Advances in arachnid genomics using Oxford Nanopore's MinION - Sarah Stellwagen

To finish up the Mini Theatre after two days full of scintillating talks throughout NCM, Sarah Stellwagen took to the stage. Sarah is currently at the University of Maryland, researching harvestman genomics and presented research she and her team had done into two projects: spider silk genetics and harvestman genomics, which are a particular species of arachnids with 'weird life history'.

Sarah first talked about the spider silk project. Most people typically think of spider silk as quite generic, but Sarah explained that there are actually multiple different kinds, with at least seven different types that can make up a web, with each having unique properties. The genes that encode the spider proteins, or spidroins, are typically very large and highly repetitive, which has previously made them a challenge to sequence. Sarah has collated all of the complete full-length spidroins which have been sequenced, and found that, despite spider silk being researched for decades as a potential biomaterial, there are only 19 full-length sequences. The length of these sequences ranges from 5 kb to 19 kb. Sarah aimed to sequence the genes that encode for aggregate spider glue protein, which have different uses depending on the spider. She gave some examples of the bolas spider which produces a single line of silk with a ball of glue at the end that they swing around to capture their prey. This all seems far more menacing than covering a web in glue droplets! Sarah and her team set out to try and sequence the complete transcript of the AgSp1 gene, which is one of the genes encoding an aggregate spider glue protein. The first attempt was with the Direct RNA Sequencing Kit, but replacing the recommended reverse transcriptase with Maxima H minus to try and get the longest reads possible. The largest transcript obtained was an impressive 16.5 kb read, but the 5' end was still in the repetitive region. This surprised Sarah as it was estimated that the gene was around 10 kb. To try and get around this, Sarah then turned to the Ligation Sequencing Kit, sequencing the whole genome in order to maximise read length and increase the chance of covering the repetitive region. Sarah described this approach as 'pulling a needle from a haystack'. The DNA was put through the BluePippin to select for reads above 20 kb, and sequenced on 3 flow cells to get 4-5x coverage of the entire genome. The results came in as quite a shock, with the AgSp1 gene actually being 42,270 bp, not including a 6,000bp intron! This was more than double the previous longest complete spidroin sequence. Sarah also discovered a second gene, AgSp2, which was 20,526 bp, not including a 31 kb intron. Nothing like two discoveries for the price of one!

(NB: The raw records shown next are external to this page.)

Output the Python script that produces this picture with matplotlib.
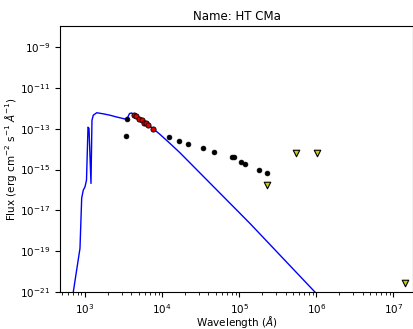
import matplotlib
matplotlib.use("Agg")
import matplotlib.pyplot as plt
import matplotlib.ticker as mticker

# Model spectrum (wavelength in Angstrom, flux in erg/cm2/s/A)
model_wave = [658, 705, 861, 906, 950, 1000, 1046, 1094, 1127, 1196, 1232, 1281,
              1419, 1712, 2107, 2523, 3020, 3475, 3780, 4035, 4230, 4865, 5650,
              6560, 7690, 9390, 12650, 17060, 138000, 961000, 1.51e6]
model_logflux = [-21.4, -21.0, -18.86, -16.40, -16.01, -15.85, -15.52, -12.93, -12.98,
                 -15.68, -12.59, -12.34, -12.22, -12.27, -12.34, -12.42, -12.49,
                 -12.55, -12.26, -12.23, -12.31, -12.44, -12.64, -12.81, -13.0,
                 -13.28, -13.72, -14.18, -17.64, -21.0, -21.76]

# Photometry detections (black)
phot_wave = [3475, 3375, 12270, 16700, 21900, 33600, 46700, 80000, 84500,
             104500, 118800, 182300, 227500]
phot_logflux = [-12.51, -13.37, -13.42, -13.60, -13.73, -13.96, -14.16, -14.37, -14.39,
                -14.63, -14.71, -15.03, -15.17]

# Fitted photometry (red)
fit_wave = [4325, 4585, 5010, 5430, 5820, 6180, 6620, 7550]
fit_logflux = [-12.31, -12.39, -12.51, -12.59, -12.72, -12.70, -12.80, -12.995]

# Upper limits (triangles)
ul_wave = [546000, 1.01e6, 227500, 1.41e7]
ul_logflux = [-14.17, -14.17, -15.77, -20.57]

model_flux = [10 ** v for v in model_logflux]
phot_flux = [10 ** v for v in phot_logflux]
fit_flux = [10 ** v for v in fit_logflux]
ul_flux = [10 ** v for v in ul_logflux]

fig = plt.figure(figsize=(4.14, 3.29), dpi=100)
ax = fig.add_axes([60 / 414, 37 / 329, 353 / 414, 266 / 329])

ax.plot(model_wave, model_flux, color='blue', lw=1.0, zorder=2)
ax.scatter(phot_wave, phot_flux, s=12, c='black', edgecolors='black', linewidths=0.5, zorder=3)
ax.scatter(fit_wave, fit_flux, s=14, c='#dd0000', edgecolors='black', linewidths=0.6, zorder=4)
ax.scatter(ul_wave, ul_flux, s=22, marker='v', c='#cccc00', edgecolors='black', linewidths=0.8, zorder=4)

ax.set_xscale('log')
ax.set_yscale('log')
ax.set_xlim(474, 1.8e7)
ax.set_ylim(1e-21, 1.07e-8)
ax.yaxis.set_major_locator(mticker.FixedLocator([1e-21, 1e-19, 1e-17, 1e-15, 1e-13, 1e-11, 1e-9]))
ax.yaxis.set_minor_locator(mticker.NullLocator())
ax.tick_params(labelsize=7.5)

ax.set_xlabel(r'Wavelength ($\AA$)', fontsize=7.5)
ax.xaxis.set_label_coords(0.5, -0.084)
ax.set_ylabel(r'Flux (erg cm$^{-2}$ s$^{-1}$ $\AA^{-1}$)', fontsize=7.5, labelpad=1)
ax.set_title('Name: HT CMa', fontsize=8.5, pad=4)

fig.savefig('out.png', dpi=100)
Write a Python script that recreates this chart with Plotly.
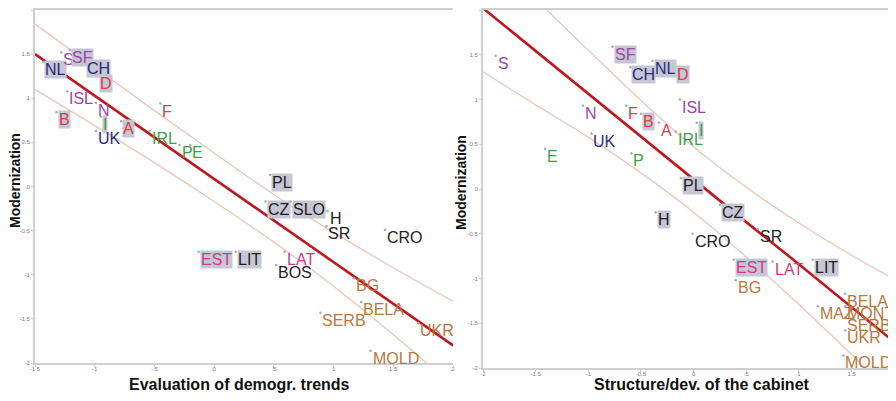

Sarah then moved onto looking at harvestman genomics. Harvestman are not spiders, but are arachnids, and are of interest due to being facultative parthenogens. This means they are able to reproduce sexual, and also reproduce asexually if they cannot find a mate. They are also an example of mixed ploidy in a species. Sarah had a couple of questions she wanted to answer with this project. Firstly, what the relationship is between sexuality and cytotypes is, and whether one cytotype uses one mode more than another? Secondly, if tandem cytonuclear evolution reinforces reproductive mode in cytotypes? Mitochondria and nuclear DNA have to interact, which is a strong driver of evolution, so Sarah wanted to investigate how that influences the reproductive mode used. Lastly, she wanted to look at what is necessary for genomes to evolve this way, and why it happens in plants but is uncommon in animals. Sarah and her colleagues collected samples of Leiobunum manubriatum from across Japan, resulting in half a gram of DNA. From sequencing this DNA, she obtained the first ever mitochondrial genome for Sclerosomatidae. This appears to show that cytonuclear interactions may reinforce reproductive mode, and that mitochondrial and nuclear DNA must work cooperatively. So far, Sarah has done ten sequencing runs of huntsman. The first four runs were below 4.1 Gb each, but by the tenth run, Sarah was getting 15.54 Gb per flowcell. She credited this jump in throughput to the nuclease flush protocol and advised multiple flushes and loads of sample. This has generated 70x coverage of the genome and the data is ready to go through their pipeline in an effort to find out more about the mysterious huntsman.

Sarah wanted to say a huge thank you to Dr. Rebecca Renberg who collaborated on the spider glue project, Dr Mercedes Burns, who collaborated on the huntsman project, and to Dr Nobuo Tsurusaki who was her collaborator in Japan whilst they were collecting specimens.